I often feel like I'm this somber old man living on the top of a peak, a man who spits down on the town he has detached himself from. He crosses his arms and walks with somewhat of a hunch from standing tall too often.
His favorite phrase is "What do they know," and he wears a gray suit most days even though he knows no company will visit. Eventually, his disposition turns to that of a mixture of fetid peach and insensate gray. He owns no pets, because they're too demanding for his liking, and spends his evenings looking through the only window overlooking the town.
I fear one day he will have surpassed his allotted amount of frowns and his lips will permanently stay in that contorted position.
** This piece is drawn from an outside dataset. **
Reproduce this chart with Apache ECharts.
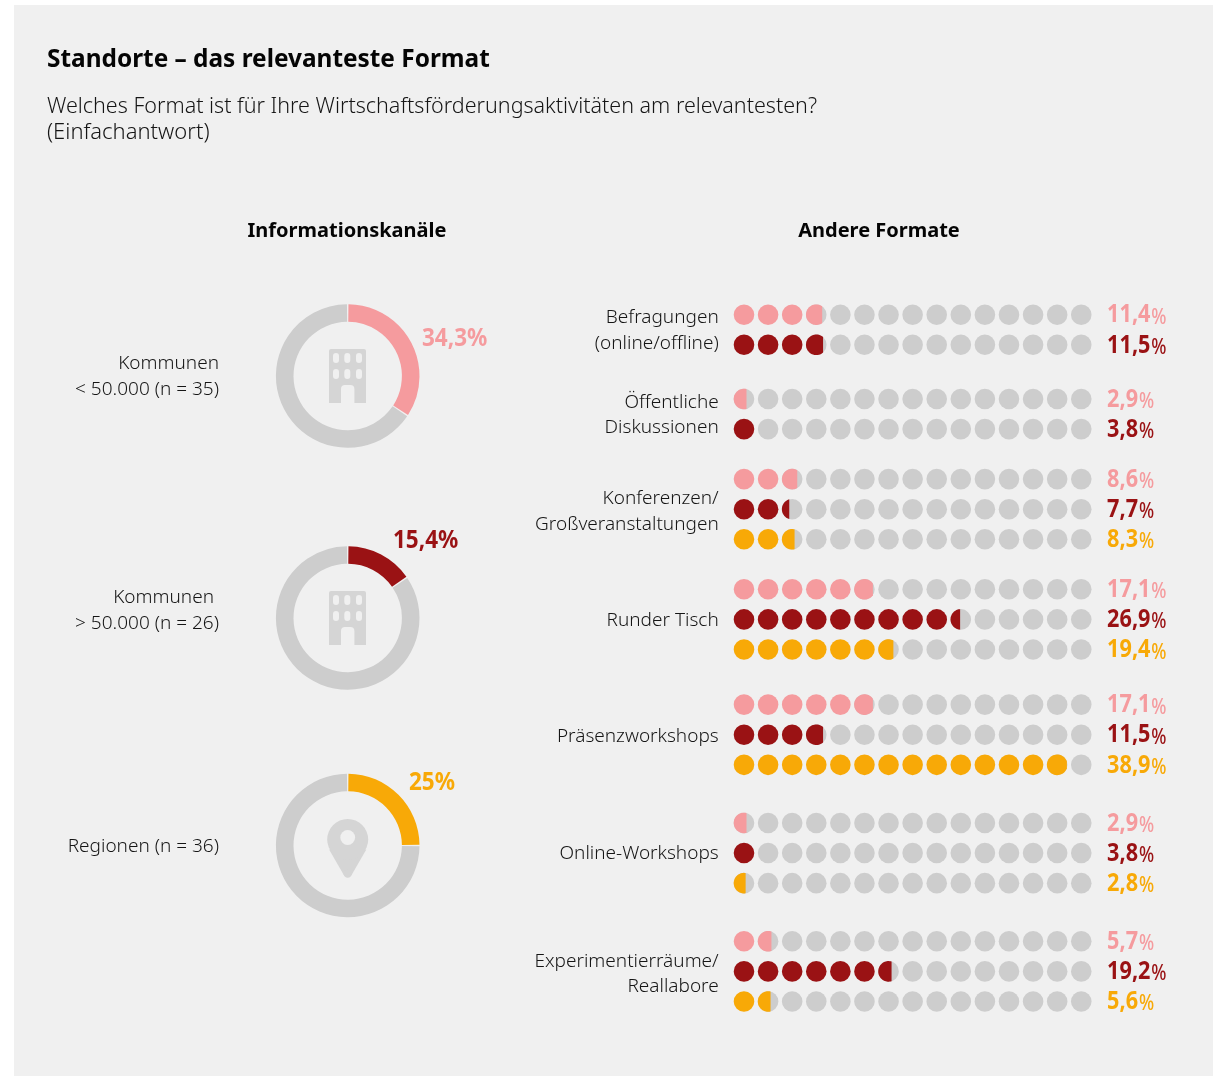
<!DOCTYPE html>
<html lang="de">
<head>
<meta charset="utf-8">
<title>Standorte – das relevanteste Format</title>
<style>
html,body{margin:0;padding:0;background:#fff}
#chart{width:1213px;height:1076px}
</style>
<script src="https://cdn.jsdelivr.net/npm/echarts@6/dist/echarts.min.js"></script>
</head>
<body>
<div id="chart"></div>
<script>
// Survey values (percent)
const formatLabels = [
  'Befragungen\n(online/offline)',
  'Öffentliche\nDiskussionen',
  'Konferenzen/\nGroßveranstaltungen',
  'Runder Tisch',
  'Präsenzworkshops',
  'Online-Workshops',
  'Experimentierräume/\nReallabore'
];
const kommunenKlein = [11.4, 2.9, 8.6, 17.1, 17.1, 2.9, 5.7];
const kommunenGross = [11.5, 3.8, 7.7, 26.9, 11.5, 3.8, 19.2];
const regionen = [null, null, 8.3, 19.4, 38.9, 2.8, 5.6];

const channelLabels = [['Kommunen', '< 50.000 (n = 35)'], ['Kommunen', '> 50.000 (n = 26)'], ['Regionen (n = 36)']];
const channelShares = [34.3, 15.4, 25];

// Colours
const PANEL = '#f0f0f0', GREY = '#cdcdcd', ICON = '#d5d5d5', INK = '#050505', TEXT = '#151515';
const PINK = '#f59b9e', RED = '#9a1214', ORANGE = '#f8a907';
const groupColours = [PINK, RED, ORANGE];
const FONT = '"Noto Sans", sans-serif';

// Layout of the dot rows
const dotCount = 15, dotPitch = 2.707, dotRadius = 1.157;
const scaleMin = 1.46, scaleMax = 42.07;
const groupGaps = [1.8, 1.66, 1.66, 1.83, 1.93, 1.93];
const labelNudge = [1, 1, 2.5, 1, 2, 0.5, 2.5];

// Flatten the three series into rows, one value per row
const rows = [], groups = [];
let pos = 0;
formatLabels.forEach((label, g) => {
  if (g > 0) pos += groupGaps[g - 1];
  const first = pos;
  [kommunenKlein, kommunenGross, regionen].forEach((series, s) => {
    if (series[g] == null) return;
    rows.push({ value: [series[g], pos], colour: groupColours[s] });
    pos += 1;
  });
  pos -= 1;
  groups.push({ value: [scaleMin, (first + pos) / 2], label, nudge: labelNudge[g] });
});
const rowMax = pos;

const pct = v => String(v).replace('.', ',');

// Partial dot: the part of a circle lying left of a vertical cut
function segment(cx, cy, r, cutX) {
  const a = Math.acos(Math.max(-1, Math.min(1, (cutX - cx) / r)));
  const pts = [];
  const n = 40;
  for (let i = 0; i <= n; i++) {
    const t = a + (2 * Math.PI - 2 * a) * i / n;
    pts.push([cx + r * Math.cos(t), cy - r * Math.sin(t)]);
  }
  return pts;
}

function renderRow(params, api) {
  const row = rows[params.dataIndex];
  const value = api.value(0), y = api.value(1);
  const fillX = api.coord([value, y])[0];
  const r = api.size([dotRadius, 0])[0];
  const cy = api.coord([value, y])[1];
  const children = [];
  for (let i = 0; i < dotCount; i++) {
    const cx = api.coord([scaleMin + dotRadius + i * dotPitch, y])[0];
    const full = fillX >= cx + r;
    children.push({ type: 'circle', shape: { cx, cy, r }, style: { fill: full ? row.colour : GREY } });
    if (!full && fillX > cx - r) {
      children.push({ type: 'polygon', shape: { points: segment(cx, cy, r, fillX) }, style: { fill: row.colour } });
    }
  }
  const labelX = api.coord([scaleMax, y])[0] + 12;
  children.push({
    type: 'text', x: labelX, y: cy + 0.5, scaleX: 0.85,
    style: {
      text: '{n|' + pct(value) + '}{p|%}',
      textAlign: 'left', textVerticalAlign: 'middle',
      rich: {
        n: { fontFamily: FONT, fontSize: 25.5, fontWeight: 700, fill: row.colour },
        p: { fontFamily: FONT, fontSize: 21, fontWeight: 500, fill: row.colour, padding: [5, 0, 0, 1] }
      }
    }
  });
  return { type: 'group', children };
}

function renderFormatLabel(params, api) {
  const p = api.coord([api.value(0), api.value(1)]);
  const g = groups[params.dataIndex];
  return {
    type: 'text', x: p[0] - 15, y: p[1] + g.nudge,
    style: {
      text: g.label,
      fontFamily: FONT, fontSize: 19, fontWeight: 300, fill: TEXT,
      lineHeight: 25.5, textAlign: 'right', textVerticalAlign: 'middle'
    }
  };
}

// Donut rings
const donutCentres = [[347.7, 376], [347.7, 618], [347.7, 845.5]];
const shareColours = [PINK, RED, ORANGE];
const donutSeries = channelShares.map((share, i) => ({
  type: 'pie', silent: true, animation: false,
  center: donutCentres[i], radius: [54.2, 71.8], startAngle: 90, clockwise: true, padAngle: 1.2,
  label: { show: false }, labelLine: { show: false },
  data: [
    { value: share, itemStyle: { color: shareColours[i] } },
    { value: 100 - share, itemStyle: { color: GREY } }
  ]
}));

const text = (x, y, str, extra) => ({
  type: 'text', x, y,
  style: Object.assign({
    text: str, fontFamily: FONT, fontSize: 19, fontWeight: 300, fill: TEXT,
    textAlign: 'left', textVerticalAlign: 'middle', lineHeight: 26
  }, extra)
});

// Building pictogram, drawn around its centre
function building(cx, cy) {
  const kids = [{ type: 'rect', shape: { x: cx - 18.7, y: cy - 27, width: 37, height: 54, r: [2, 2, 0, 0] }, style: { fill: ICON } }];
  [-11.7, -0.4, 11.3].forEach(dx => [-18, -2].forEach(dy => {
    kids.push({ type: 'rect', shape: { x: cx + dx - 3, y: cy + dy - 5, width: 6, height: 10, r: 3 }, style: { fill: PANEL } });
  }));
  kids.push({ type: 'rect', shape: { x: cx - 6.7, y: cy + 9, width: 13.4, height: 19, r: [4, 4, 0, 0] }, style: { fill: PANEL } });
  return { type: 'group', children: kids };
}

// Location pin pictogram
function pin(cx, cy) {
  return {
    type: 'group',
    children: [
      { type: 'polygon', shape: { points: [[cx - 18.6, cy + 4], [cx - 3.6, cy + 30], [cx + 3.6, cy + 30], [cx + 18.6, cy + 4]] }, style: { fill: ICON } },
      { type: 'circle', shape: { cx, cy: cy + 28, r: 4.2 }, style: { fill: ICON } },
      { type: 'circle', shape: { cx, cy: cy - 6, r: 20.5 }, style: { fill: ICON } },
      { type: 'circle', shape: { cx, cy: cy - 8, r: 7.4 }, style: { fill: PANEL } }
    ]
  };
}

const shareLabelPos = [[422, 339], [393, 540.5], [409, 782.5]];
const channelLabelY = [[363.5, 389.5], [597.5, 623.5], [846.5]];
const channelLabelRight = [[219, 219], [214, 219], [219]];

const graphics = [
  { type: 'rect', shape: { x: 14, y: 5, width: 1199, height: 1071 }, style: { fill: PANEL } },
  text(47, 60, 'Standorte – das relevanteste Format', { fontSize: 24.4, fontWeight: 700, fill: INK }),
  text(47, 106.5, 'Welches Format ist für Ihre Wirtschaftsförderungsaktivitäten am relevantesten?', { fontSize: 21.5 }),
  text(47, 132.5, '(Einfachantwort)', { fontSize: 22 }),
  text(347, 231, 'Informationskanäle', { fontSize: 20, fontWeight: 700, fill: INK, textAlign: 'center' }),
  text(879, 231, 'Andere Formate', { fontSize: 20, fontWeight: 700, fill: INK, textAlign: 'center' }),
  building(donutCentres[0][0], donutCentres[0][1]),
  building(donutCentres[1][0], donutCentres[1][1]),
  pin(donutCentres[2][0], donutCentres[2][1])
];
channelLabels.forEach((lines, i) => {
  lines.forEach((line, j) => {
    graphics.push(text(channelLabelRight[i][j], channelLabelY[i][j], line, { textAlign: 'right' }));
  });
});
channelShares.forEach((share, i) => {
  const el = text(shareLabelPos[i][0], shareLabelPos[i][1], pct(share) + '%', { fontSize: 25, fontWeight: 700, fill: shareColours[i] });
  el.scaleX = 0.9;
  graphics.push(el);
});

const chart = echarts.init(document.getElementById('chart'), null, { renderer: 'canvas' });
chart.setOption({
  animation: false,
  backgroundColor: '#ffffff',
  grid: { left: 733.7, width: 361.4, top: 314.7, height: 686.8 },
  xAxis: { type: 'value', min: scaleMin, max: scaleMax, show: false },
  yAxis: { type: 'value', min: 0, max: rowMax, inverse: true, show: false },
  graphic: { elements: graphics },
  series: [
    ...donutSeries,
    { type: 'custom', silent: true, clip: false, coordinateSystem: 'cartesian2d', renderItem: renderRow,
      encode: { x: 0, y: 1 }, data: rows.map(r => r.value) },
    { type: 'custom', silent: true, clip: false, coordinateSystem: 'cartesian2d', renderItem: renderFormatLabel,
      encode: { x: 0, y: 1 }, data: groups.map(g => g.value) }
  ]
});
</script>
</body>
</html>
Then he will begin to worry, and eventually he will cry; the first tear in 67 years. 2087 will forever be the year he besmirched his own self.
One day I hope someone goes up to him and asks him a simple question. Nothing too complicated like 'why?'. No, that would cause him to laugh superciliously. That'd make him want to throw them right out. They would have to ask something very simple, and it would forever be a Rumplestilskin chase.
In the end, he'd just return to his window and fold his arms. Scratch his cheek when nobody was looking (not that there'd be anyone -to- look) and ultimately stare. The same stare he'd been giving. The half-eyelid-shut stare. The I-don't-know-why-I'm-even-looking stare. The praise-me stare, and most importantly that Don't-cry-for-me,-I'm-already-dead stare. He'd just stare.
The truth. The truth is that I'm somewhat of this man right now. Not sad, nope. Not mad, or angry, or even happy. Just disappointed. Just goddamn disappointed that he turned into the person that everyone always thought he eventually would.